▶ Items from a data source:
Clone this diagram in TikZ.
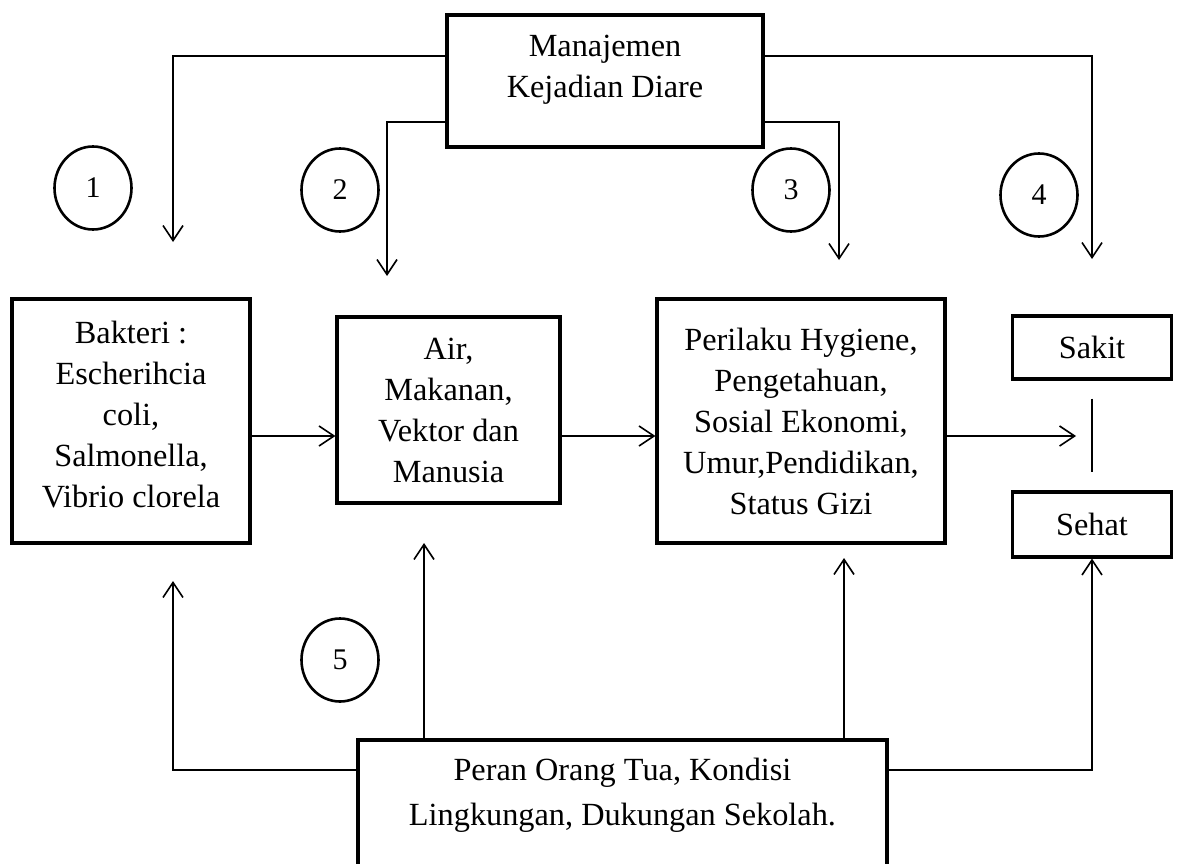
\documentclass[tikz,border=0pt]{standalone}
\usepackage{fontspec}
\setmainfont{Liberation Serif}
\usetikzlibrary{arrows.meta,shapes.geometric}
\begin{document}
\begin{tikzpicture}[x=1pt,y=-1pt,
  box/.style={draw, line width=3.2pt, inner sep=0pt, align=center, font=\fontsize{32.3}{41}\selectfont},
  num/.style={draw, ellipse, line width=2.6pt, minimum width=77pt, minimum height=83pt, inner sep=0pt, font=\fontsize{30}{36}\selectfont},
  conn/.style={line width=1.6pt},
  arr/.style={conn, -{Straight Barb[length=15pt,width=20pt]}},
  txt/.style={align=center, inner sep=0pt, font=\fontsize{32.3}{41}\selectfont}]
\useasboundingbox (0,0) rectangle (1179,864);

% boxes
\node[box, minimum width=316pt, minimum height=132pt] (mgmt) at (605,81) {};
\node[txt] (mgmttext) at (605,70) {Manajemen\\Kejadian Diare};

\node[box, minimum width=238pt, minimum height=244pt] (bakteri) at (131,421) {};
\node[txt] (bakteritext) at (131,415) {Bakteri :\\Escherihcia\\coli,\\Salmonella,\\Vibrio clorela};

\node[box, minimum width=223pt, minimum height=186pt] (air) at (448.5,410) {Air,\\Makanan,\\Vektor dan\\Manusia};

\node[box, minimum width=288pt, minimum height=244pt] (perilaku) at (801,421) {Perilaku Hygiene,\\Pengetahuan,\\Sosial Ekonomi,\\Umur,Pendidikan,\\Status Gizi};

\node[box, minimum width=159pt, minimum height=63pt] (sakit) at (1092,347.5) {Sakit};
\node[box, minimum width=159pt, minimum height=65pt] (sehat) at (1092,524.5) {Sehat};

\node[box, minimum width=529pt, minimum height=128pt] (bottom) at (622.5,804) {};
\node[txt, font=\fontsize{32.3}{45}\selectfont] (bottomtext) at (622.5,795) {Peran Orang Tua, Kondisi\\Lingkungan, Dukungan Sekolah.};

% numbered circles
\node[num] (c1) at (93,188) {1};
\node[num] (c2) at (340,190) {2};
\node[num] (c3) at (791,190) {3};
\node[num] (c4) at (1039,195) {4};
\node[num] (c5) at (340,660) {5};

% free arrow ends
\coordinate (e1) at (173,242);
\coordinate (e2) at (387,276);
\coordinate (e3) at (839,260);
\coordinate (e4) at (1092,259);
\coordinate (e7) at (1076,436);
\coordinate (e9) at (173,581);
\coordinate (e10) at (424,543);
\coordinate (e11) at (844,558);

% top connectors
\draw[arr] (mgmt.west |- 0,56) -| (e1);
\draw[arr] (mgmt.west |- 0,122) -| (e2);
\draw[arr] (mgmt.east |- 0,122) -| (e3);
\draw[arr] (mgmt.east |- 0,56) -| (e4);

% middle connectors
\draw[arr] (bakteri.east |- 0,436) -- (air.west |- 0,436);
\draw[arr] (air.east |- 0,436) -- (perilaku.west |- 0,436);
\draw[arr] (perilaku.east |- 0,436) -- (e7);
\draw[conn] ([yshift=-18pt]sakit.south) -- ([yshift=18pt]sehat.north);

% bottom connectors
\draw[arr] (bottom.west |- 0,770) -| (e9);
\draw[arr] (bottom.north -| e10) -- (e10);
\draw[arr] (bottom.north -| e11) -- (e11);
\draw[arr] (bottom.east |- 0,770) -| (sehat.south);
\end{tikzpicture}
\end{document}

---

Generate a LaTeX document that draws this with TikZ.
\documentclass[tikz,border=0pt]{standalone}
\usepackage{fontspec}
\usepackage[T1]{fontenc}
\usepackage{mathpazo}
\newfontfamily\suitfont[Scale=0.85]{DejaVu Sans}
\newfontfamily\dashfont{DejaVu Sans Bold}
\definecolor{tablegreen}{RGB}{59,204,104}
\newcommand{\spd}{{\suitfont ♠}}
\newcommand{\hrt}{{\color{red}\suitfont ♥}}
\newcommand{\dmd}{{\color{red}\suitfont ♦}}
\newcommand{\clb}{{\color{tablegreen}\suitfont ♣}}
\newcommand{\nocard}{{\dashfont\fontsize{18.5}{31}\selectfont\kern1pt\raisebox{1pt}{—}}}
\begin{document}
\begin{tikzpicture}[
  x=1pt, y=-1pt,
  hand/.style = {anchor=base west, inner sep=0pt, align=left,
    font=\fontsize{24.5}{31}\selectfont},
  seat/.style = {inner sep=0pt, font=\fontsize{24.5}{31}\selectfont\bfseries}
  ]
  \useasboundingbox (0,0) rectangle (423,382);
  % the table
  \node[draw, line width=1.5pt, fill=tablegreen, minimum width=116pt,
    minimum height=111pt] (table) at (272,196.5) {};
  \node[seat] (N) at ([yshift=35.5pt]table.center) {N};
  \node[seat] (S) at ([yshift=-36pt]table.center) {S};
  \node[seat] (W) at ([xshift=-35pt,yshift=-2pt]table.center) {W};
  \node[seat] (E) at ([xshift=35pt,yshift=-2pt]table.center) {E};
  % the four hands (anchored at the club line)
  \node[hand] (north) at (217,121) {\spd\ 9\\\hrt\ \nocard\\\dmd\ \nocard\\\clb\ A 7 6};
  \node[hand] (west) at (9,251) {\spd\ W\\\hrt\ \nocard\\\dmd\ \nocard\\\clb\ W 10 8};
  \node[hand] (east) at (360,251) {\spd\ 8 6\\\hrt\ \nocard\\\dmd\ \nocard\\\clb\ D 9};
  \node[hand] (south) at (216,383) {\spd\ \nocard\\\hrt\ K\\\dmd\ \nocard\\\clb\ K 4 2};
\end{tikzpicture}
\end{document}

▶ What needs to be done: Return, from the data, each line that has the word "this" in it.

▶ Task output:
Clone this diagram in TikZ.
Generate a LaTeX document that draws this with TikZ.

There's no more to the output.